Geçmişte, ABD’nin en başarılı beş belediye başkanından biri seçilmiş.
Şimdi Maryland Valisi olmuş.
Bu seçimde
Hillary’i destekliyor.
Vali sözlerine
"God is good" (Tanrı iyidir) diye başlıyor ve aynı cümleyi bir daha vurgulayarak devam ediyor:
"Tanrı iyidir. Burada güzel bir bahçede toplandık ve bakın hava ne kadar güzel. Hillary’yi destekliyorum. Çünkü o inançlıdır, iyidir."
Hillary Demokratlar’ın adayı olacak.
Clinton Ailesi’nde dini motifler çok kuvvetli.
Eşi
Bill Clinton’ın yeni kitabı
"Giving"de de inançlı bir aile olduğunu gösteren cümlelere sık sık rastlanıyor.
İstediği zaman Beyaz Saray’a gelebilir
BARBEKÜ partisinin verildiği bahçenin ortasına "Steinway & Sons" marka bir piyano konmuştu. Yemekten önce bu çevrelerde iyi tanınan bir şarkıcı olan Michael Feinstein küçük bir konser verdi.

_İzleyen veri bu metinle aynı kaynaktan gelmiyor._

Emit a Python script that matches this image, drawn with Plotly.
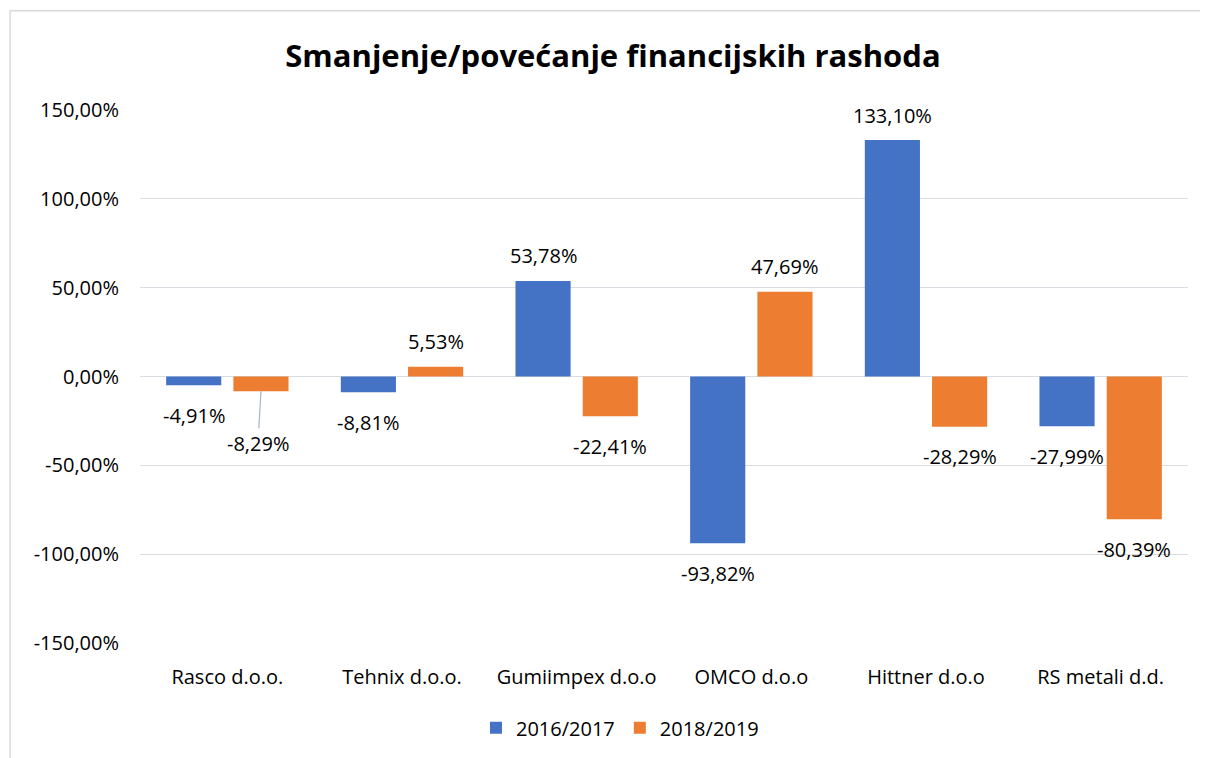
import plotly.graph_objects as go

categories = ["Rasco d.o.o.", "Tehnix d.o.o.", "Gumiimpex d.o.o", "OMCO d.o.o", "Hittner d.o.o", "RS metali d.d."]
series_names = ["2016/2017", "2018/2019"]
values_1617 = [-4.91, -8.81, 53.78, -93.82, 133.10, -27.99]
values_1819 = [-8.29, 5.53, -22.41, 47.69, -28.29, -80.39]
tick_vals = [-150, -100, -50, 0, 50, 100, 150]
tick_text = ["-150,00%", "-100,00%", "-50,00%", "0,00%", "50,00%", "100,00%", "150,00%"]
colors = ["#4472C4", "#ED7D31"]

FONT = "Open Sans"
FS = 20

def fmt(v):
    return f"{v:.2f}".replace(".", ",") + "%"

fig = go.Figure()
for name, vals, col in zip(series_names, [values_1617, values_1819], colors):
    fig.add_trace(go.Bar(
        x=categories, y=vals, name=name,
        marker=dict(color=col, line=dict(width=0)),
    ))

# data labels via annotations (offset from bar ends)
annotations = []
for k, (vals, shift) in enumerate([(values_1617, -0.1925), (values_1819, 0.1925)]):
    for i, v in enumerate(vals):
        xpos = i + shift
        if k == 1 and i == 0:
            # label with leader line
            annotations.append(dict(
                x=xpos, y=v, xref="x", yref="y", text=fmt(v),
                showarrow=True, arrowhead=0, arrowwidth=1.2, arrowcolor="#A6B4C8",
                ax=-3, ay=52, standoff=0, startstandoff=0,
                font=dict(family=FONT, size=FS, color="#000000"),
            ))
            continue
        annotations.append(dict(
            x=xpos, y=v, xref="x", yref="y", text=fmt(v), showarrow=False,
            yanchor="middle", yshift=25 if v >= 0 else -30,
            font=dict(family=FONT, size=FS, color="#000000"),
        ))

fig.update_layout(
    width=1208, height=758,
    margin=dict(l=132, r=28, t=102, b=123),
    paper_bgcolor="white", plot_bgcolor="white",
    title=dict(text="<b>Smanjenje/povećanje financijskih rashoda</b>",
               x=0.5008, xref="container", xanchor="center",
               y=0.937, yref="container", yanchor="middle",
               font=dict(family=FONT, size=31, color="#000000")),
    barmode="group", bargap=0.23, bargroupgap=0.18,
    font=dict(family=FONT, size=FS, color="#000000"),
    legend=dict(orientation="h", x=0.458, xanchor="center", y=-0.159, yanchor="middle",
                font=dict(family=FONT, size=FS, color="#000000"),
                itemwidth=30, traceorder="normal"),
    annotations=annotations,
    showlegend=True,
    shapes=[dict(type="rect", xref="paper", yref="paper",
                 x0=-0.124, x1=1.2, y0=-0.5, y1=1.186,
                 line=dict(color="#D9D9D9", width=1.5), fillcolor="rgba(0,0,0,0)", layer="below")],
)
fig.update_yaxes(range=[-150, 150], tickvals=tick_vals, ticktext=tick_text,
                 showgrid=True, gridcolor="#D9DCE1", gridwidth=1,
                 zeroline=True, zerolinecolor="#D9DCE1", zerolinewidth=1,
                 showline=False, ticks="", ticklabelstandoff=20,
                 tickfont=dict(family=FONT, size=FS, color="#000000"))
fig.update_xaxes(showgrid=False, showline=False, ticks="", ticklabelstandoff=20,
                 tickfont=dict(family=FONT, size=FS, color="#000000"))

fig.write_html("out.html")
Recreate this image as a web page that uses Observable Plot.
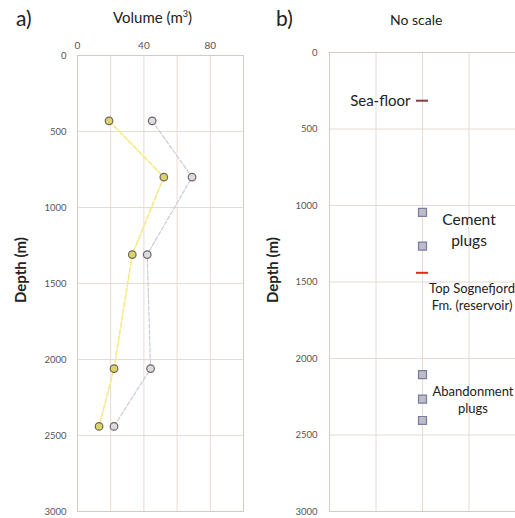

Gershwin ve Cole Porter’dan şarkılar söyledi. Bu arada küçük bir anekdot anlattı. Bill Clinton’ın başkanlığı sırasında bir akşam Beyaz Saray’a davet edilmiş. Davetten önce Hillary’nin asistanı kendisini arayıp, "Clintonlar seni çok seviyor. Bir-iki şarkı da söylersen iyi olur" demiş. "Hayır söylemem, diye cevap verince çok şaşırdı" diyor. Feinstein şöyle devam etmiş: "Beyaz Saray’da birçok defa şarkı söyledim. Ama hayatımda ilk defa konuk olarak davet ediliyorum. Bunun tadını çıkaracağım." O gece Hillary, kendisini görünce, "Bay Feinstein, hoş geldiniz. Keyfinize bakın, şarkı söylemeniz falan gerekmiyor. Ama yine de bana bir şarkı borçlusunuz" demiş. Feinstein, "ABD’nin yeni başkanına verdiğim sözü bu akşam tutuyorum" diyor.